My issue isn't whether it is 'practicable'.... but whether it represents the quality of instruction that a future sidemount diver could expect from a training course. As you say... it may "turn out to be a dead end". I agree that it might. As such, should it be endorsed and promulgated during the course of sidemount training lessons.... by a (card-carrying) expert and educator on sidemount diving? Given the huge discrepancy between that 'configuration' and the other alternatives and approaches available... my opinion is that it falls woefully short of those expectations. I assume that was what Karl was trying to communicate also.
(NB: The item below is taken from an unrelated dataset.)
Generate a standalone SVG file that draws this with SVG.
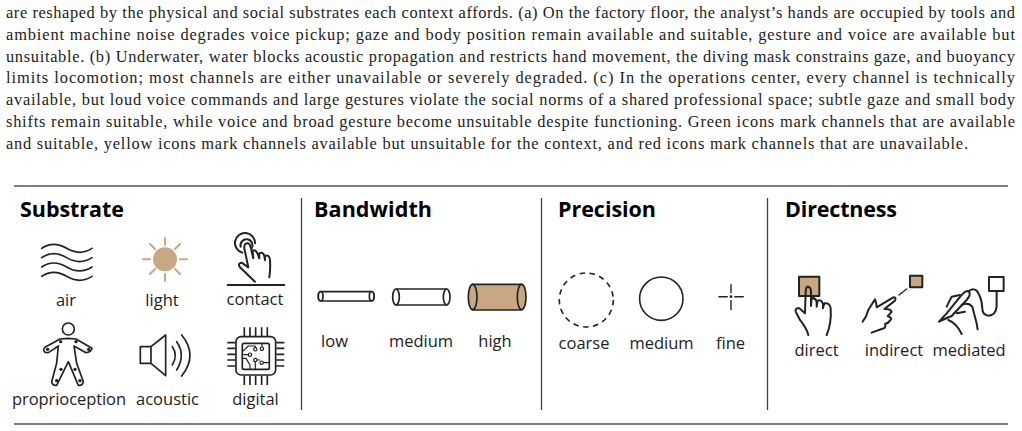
<svg xmlns="http://www.w3.org/2000/svg" width="1022" height="431" viewBox="0 0 1022 431">
<style>
.b{font-family:"Liberation Serif",serif;font-size:16.4px;fill:#1c1c1c}
.h{font-family:"Open Sans","Noto Sans",sans-serif;font-size:21.5px;font-weight:700;fill:#000}
.l{font-family:"Open Sans","Noto Sans",sans-serif;font-size:16.5px;fill:#222}
.r{stroke:#555;stroke-width:1.3;fill:none}
.d{stroke:#444;stroke-width:1.3;fill:none}
.i{fill:none;stroke:#222;stroke-width:6;stroke-linecap:round;stroke-linejoin:round}
.t{fill:#c8a882}
.w{fill:#fff}
</style>
<g id="caption">
<text class="b" x="6" y="17.5" textLength="1009" lengthAdjust="spacing">are reshaped by the physical and social substrates each context affords. (a) On the factory floor, the analyst’s hands are occupied by tools and</text>
<text class="b" x="6" y="39.5" textLength="1009" lengthAdjust="spacing">ambient machine noise degrades voice pickup; gaze and body position remain available and suitable, gesture and voice are available but</text>
<text class="b" x="6" y="61.5" textLength="1009" lengthAdjust="spacing">unsuitable. (b) Underwater, water blocks acoustic propagation and restricts hand movement, the diving mask constrains gaze, and buoyancy</text>
<text class="b" x="6" y="83.3" textLength="1009" lengthAdjust="spacing">limits locomotion; most channels are either unavailable or severely degraded. (c) In the operations center, every channel is technically</text>
<text class="b" x="6" y="105" textLength="1009" lengthAdjust="spacing">available, but loud voice commands and large gestures violate the social norms of a shared professional space; subtle gaze and small body</text>
<text class="b" x="6" y="127" textLength="1009" lengthAdjust="spacing">shifts remain suitable, while voice and broad gesture become unsuitable despite functioning. Green icons mark channels that are available</text>
<text class="b" x="6" y="149" textLength="962" lengthAdjust="spacing">and suitable, yellow icons mark channels available but unsuitable for the context, and red icons mark channels that are unavailable.</text>
</g>
<g id="frame">
<line class="r" x1="14" y1="186" x2="1008" y2="186"/>
<line class="r" x1="14" y1="424" x2="1008" y2="424"/>
<line class="d" x1="301.5" y1="198" x2="301.5" y2="410"/>
<line class="d" x1="541.5" y1="198" x2="541.5" y2="410"/>
<line class="d" x1="767.5" y1="198" x2="767.5" y2="410"/>
</g>
<g id="substrate">
<text class="h" x="20" y="217" textLength="104">Substrate</text>
<g id="air">
<g transform="translate(0,180) scale(.3333)" class="i" style="stroke-width:5">
<path d="M125 205C150 188 175 190 200 205S250 222 276 205"/>
<path d="M125 233C150 216 175 218 200 233S250 250 276 233"/>
<path d="M125 261C150 244 175 246 200 261S250 278 276 261"/>
<path d="M125 289C150 272 175 274 200 289S250 306 276 289"/>
</g>
<text class="l" x="66" y="306" text-anchor="middle">air</text>
</g>
<g id="light">
<circle class="t" cx="165" cy="259.3" r="12"/>
<g stroke="#c8a882" stroke-width="2" stroke-linecap="round">
<path d="M165 238v7M165 274v7M143 259.3h7M180 259.3h7M150 244l5 5M175 269l5 5M180 244l-5 5M155 269l-5 5"/>
</g>
<text class="l" x="162" y="306" text-anchor="middle">light</text>
</g>
<g id="contact">
<g transform="translate(0,180) scale(.3333)" class="i">
<path d="M755 205A18 18 0 1 0 722 200"/>
<path d="M765 190A30 30 0 1 0 727 218"/>
<path d="M765 305L720 262Q712 250 725 248L745 262L733 205Q732 188 745 190Q750 192 753 205L760 235L758 212Q768 208 773 222L778 235L778 220Q790 215 793 228L795 240L795 228Q808 222 810 240Q812 270 808 292"/>
<path d="M683 315H853"/>
</g>
<text class="l" x="255" y="305" text-anchor="middle">contact</text>
</g>
<g id="proprioception">
<g transform="translate(0,310) scale(.3333)" class="i" style="stroke-width:5">
<circle cx="205" cy="57" r="18"/>
<path d="M205 85L180 87L135 112Q127 120 135 127Q142 130 150 125L175 108L170 160L155 215Q157 228 170 226L205 155L235 226Q248 228 250 215L230 160L222 108L258 128Q272 128 276 115L228 87Z"/>
<g fill="#222" stroke="none"><circle cx="182" cy="95" r="5"/><circle cx="228" cy="95" r="5"/><circle cx="143" cy="118" r="5"/><circle cx="266" cy="118" r="5"/><circle cx="183" cy="178" r="5"/><circle cx="225" cy="178" r="5"/><circle cx="170" cy="212" r="5"/><circle cx="240" cy="212" r="5"/></g>
</g>
<text class="l" x="69" y="405" text-anchor="middle" textLength="114">proprioception</text>
</g>
<g id="acoustic">
<g transform="translate(0,310) scale(.3333)" class="i" style="stroke-width:5">
<path d="M421 110H453V160H421ZM453 110L497 75V197L453 160"/>
<path d="M517 110Q535 135 517 165M530 95Q558 135 530 180M545 75Q595 135 545 198"/>
</g>
<text class="l" x="167.5" y="405" text-anchor="middle" textLength="63">acoustic</text>
</g>
<g id="digital">
<g transform="translate(0,310) scale(.3333)" class="i" style="stroke-width:5;stroke-linecap:butt">
<rect x="708" y="80" width="119" height="115" rx="15"/>
<rect x="727" y="100" width="81" height="78" rx="5"/>
<path d="M733 52V78M750 52V78M767 52V78M785 52V78M802 52V78M733 197V225M750 197V225M767 197V225M785 197V225M802 197V225M682 98H706M682 115H706M682 133H706M682 150H706M682 168H706M829 98H853M829 115H853M829 133H853M829 150H853M829 168H853"/>
<g style="stroke-width:3.5">
<circle cx="766" cy="118" r="5"/><circle cx="786" cy="116" r="5"/><circle cx="750" cy="134" r="5"/><circle cx="766" cy="150" r="5"/><circle cx="785" cy="158" r="5"/>
<path d="M727 125L745 108H766V113M786 100V111M727 145H738L750 165V178M766 155V178M745 134H730M790 158H808M771 150H780"/>
</g>
</g>
<text class="l" x="255.5" y="405" text-anchor="middle">digital</text>
</g>
</g>
<g id="bandwidth">
<text class="h" x="314" y="217" textLength="118">Bandwidth</text>
<g id="bw-low">
<g transform="translate(300,180) scale(.3333)" class="i" style="stroke-width:5">
<rect class="w" x="55" y="335" width="167" height="28" rx="10"/>
<ellipse class="w" cx="62" cy="349" rx="7" ry="14"/>
<ellipse class="w" cx="215" cy="349" rx="7" ry="14"/>
</g>
<text class="l" x="334.5" y="347" text-anchor="middle">low</text>
</g>
<g id="bw-medium">
<g transform="translate(300,180) scale(.3333)" class="i" style="stroke-width:5">
<path class="w" d="M288 327H440V375H288Z"/>
<ellipse class="w" cx="288" cy="351" rx="10" ry="24"/>
<ellipse class="w" cx="440" cy="351" rx="10" ry="24"/>
</g>
<text class="l" x="421" y="347" text-anchor="middle">medium</text>
</g>
<g id="bw-high">
<g transform="translate(300,180) scale(.3333)" class="i" style="stroke-width:5">
<path class="t" d="M518 313H665V390H518Z"/>
<ellipse class="t" cx="518" cy="351" rx="13" ry="38"/>
<ellipse class="t" cx="665" cy="351" rx="13" ry="38"/>
</g>
<text class="l" x="495" y="347" text-anchor="middle">high</text>
</g>
</g>
<g id="precision">
<text class="h" x="558" y="217" textLength="98">Precision</text>
<g id="p-coarse">
<circle cx="586.3" cy="300" r="27" fill="none" stroke="#222" stroke-width="1.6" stroke-dasharray="5.5 4.5"/>
<text class="l" x="584" y="349" text-anchor="middle">coarse</text>
</g>
<g id="p-medium">
<circle cx="661.3" cy="298.7" r="21.7" fill="none" stroke="#222" stroke-width="1.6"/>
<text class="l" x="661.5" y="349" text-anchor="middle">medium</text>
</g>
<g id="p-fine">
<path d="M718.3 296.7h9.5M734.3 296.7h9.5M731 284.3v9M731 300v10" stroke="#222" stroke-width="1.4" fill="none"/>
<circle cx="731" cy="296.7" r="1.4" fill="#222"/>
<text class="l" x="730.5" y="349" text-anchor="middle">fine</text>
</g>
</g>
<g id="directness">
<text class="h" x="785" y="217" textLength="112">Directness</text>
<g id="direct">
<g transform="translate(765,180) scale(.3333)" class="i">
<rect class="t" x="102" y="290" width="61" height="58"/>
<path d="M130 465Q125 445 105 420L92 395Q90 382 103 385L120 400L122 335Q123 318 130 320Q138 322 138 335V378L140 355Q150 352 155 365V380L158 362Q170 358 174 372V385L178 370Q195 368 197 385Q200 430 185 465"/>
</g>
<text class="l" x="816.5" y="356" text-anchor="middle">direct</text>
</g>
<g id="indirect">
<g transform="translate(765,180) scale(.3333)" class="i">
<rect class="t" x="435" y="287" width="37" height="35"/>
<path d="M402 345L425 327" style="stroke-width:4"/>
<path d="M293 425Q305 410 310 390L330 358Q335 370 335 382L385 352Q395 352 390 362L358 387Q375 385 380 395Q372 405 368 408Q385 415 375 422Q370 430 360 432Q365 445 350 447L320 458"/>
</g>
<text class="l" x="894" y="356" text-anchor="middle">indirect</text>
</g>
<g id="mediated">
<g transform="translate(765,180) scale(.3333)" class="i">
<rect class="w" x="672" y="291" width="44" height="42"/>
<path d="M695 335V380Q692 407 670 407Q652 405 652 385Q650 350 635 332Q622 322 610 335"/>
<path d="M522 425L545 400L590 345Q605 328 613 335Q618 345 605 360L560 408ZM522 425L548 412"/>
<path d="M545 380L560 350L585 345M590 375Q610 365 622 380L635 430L638 448M550 420Q575 430 590 462M575 400L600 395"/>
</g>
<text class="l" x="969" y="356" text-anchor="middle">mediated</text>
</g>
</g>
</svg>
Further to that... as Karl also illustrated... there are likely to be substantial differences in the scuba industry in different locations. Here in the Philippines, sidemount has had a significant impact. There are hordes of new sidemount instructors emerging in Asia. What Karl seems to indicate...and something I particularly agree with... is that some form of standardization and 'quality management' does need to exist. Otherwise, you get a bunch of drones teaching (very) bad practices out of ignorance. Some instructors will take the buck, even when they know they don't deserve it. There IS fraud happening here with sidemount courses... I've seen plentiful evidence of that. I am sure Karl has too. That fact may go a long way to explaining our particular view-points on the subject.